ANTTI NIEMI on the two third-period goals: "I was able to see both of them. The first one, I think I was expecting a shot just a second before. I was almost going down and then I didn’t go down and then it came and it was too late to get down**.  The last one, it just went through me."

I think Niemi just deconstructed himself there. My work is done!


Next Game

San Jose Sharks
@ Nashville Predators

Tuesday, Feb 15, 2011, 5:00 PM PST
Bridgestone Arena

Complete Coverage >


 

Prediction: It is impossible for us to truly know what "winning" means, as the word can only be defined in relation to its opposite, "losing," a word which in turn only exists as part of a binary opposition with "winning." The terms thus serve to annihilate one another, and we are left with a contest in which two teams strive in blind idiocy against one another for an unattainable, indefinable goal.
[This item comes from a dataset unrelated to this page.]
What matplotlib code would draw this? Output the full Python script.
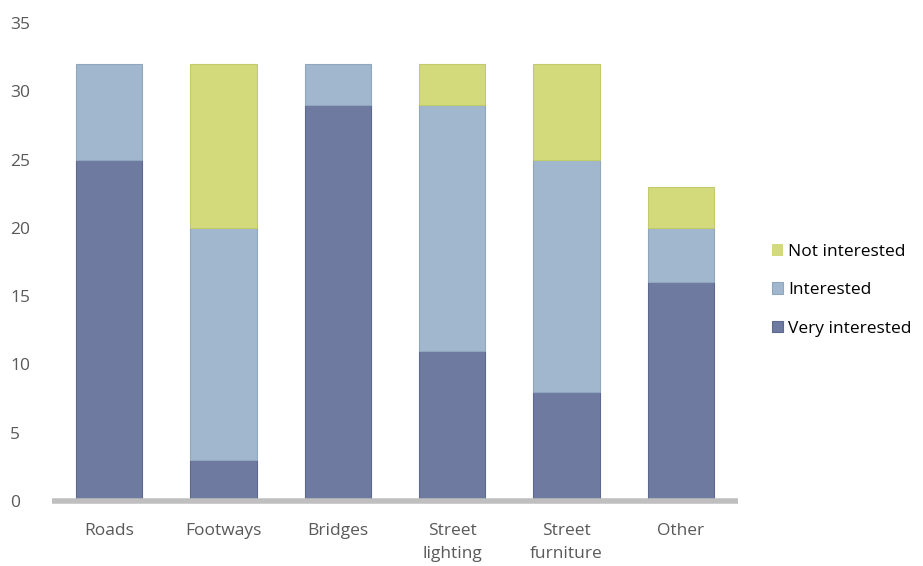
import numpy as np
import matplotlib.pyplot as plt

categories = ['Roads', 'Footways', 'Bridges', 'Street\nlighting', 'Street\nfurniture', 'Other']
very_interested = [25, 3, 29, 11, 8, 16]
interested = [7, 17, 3, 18, 17, 4]
not_interested = [0, 12, 0, 3, 7, 3]

plt.rcParams['font.family'] = ['Open Sans', 'DejaVu Sans']

fig = plt.figure(figsize=(9.23, 5.66), dpi=100)
ax = fig.add_axes([0.0563, 0.1148, 0.7433, 0.8446])

x = np.arange(len(categories))
w = 0.58


def lw(vals):
    return [0.8 if v > 0 else 0 for v in vals]


b1 = ax.bar(x, very_interested, w, color='#6F7AA0', edgecolor='#5E698F', linewidth=lw(very_interested), label='Very interested')
b2 = ax.bar(x, interested, w, bottom=very_interested, color='#A0B7CE', edgecolor='#8FA6BD', linewidth=lw(interested), label='Interested')
bottom3 = np.array(very_interested) + np.array(interested)
b3 = ax.bar(x, not_interested, w, bottom=bottom3, color='#D3DA7C', edgecolor='#C3CA6C', linewidth=lw(not_interested), label='Not interested')

ax.set_xlim(-0.5, 5.5)
ax.set_ylim(0, 35)
ax.set_yticks(range(0, 36, 5))
ax.set_xticks(x)
ax.set_xticklabels(categories, linespacing=1.6)
ax.tick_params(axis='both', length=0, colors='#595959', labelsize=12.5)
ax.tick_params(axis='x', pad=16)
ax.tick_params(axis='y', pad=30)
for lab in ax.get_yticklabels():
    lab.set_horizontalalignment('left')
for s in ['top', 'right', 'left']:
    ax.spines[s].set_visible(False)
ax.spines['bottom'].set_color('#BFBFBF')
ax.spines['bottom'].set_linewidth(4)
ax.spines['bottom'].set_capstyle('butt')

fig.legend([b3, b2, b1], ['Not interested', 'Interested', 'Very interested'],
           loc='center left', bbox_to_anchor=(0.836, 0.487), frameon=False,
           fontsize=12.5, labelspacing=1.28, handlelength=0.65, handleheight=0.65,
           handletextpad=0.3, borderpad=0, borderaxespad=0, labelcolor='#000000')

plt.savefig('out.png', dpi=100)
Therefore the Sharks win 5-3, with goals from Couture, Boyle, Marleau, Thornton, and Vlasic.

 

* = author intent is actually one of the most interesting parts of literary criticism, in my opinion. For example: if I write a blog post that you see as a perfect metaphor for the Jewish experience in the early years of Hollywood, but I didn't actually intend for my post to be read that way at all, is it still "correct" to discuss that aspect of the post? Is that secondary meaning really there in the text at all, or are you just seeing that because of something internal to you? These aren't rhetorical questions: I'm asking you, specifically, spade. This is part of your ongoing English class.

 

** = this part of Niemi's quote totally sounds like song lyrics. Is there video of him saying this anywhere? Was he talking to the press on camera? Someone could do an awesome auto-tune video of Niemi saying "I was almost going down and then I didn’t go down and then it came and it was too late to get down."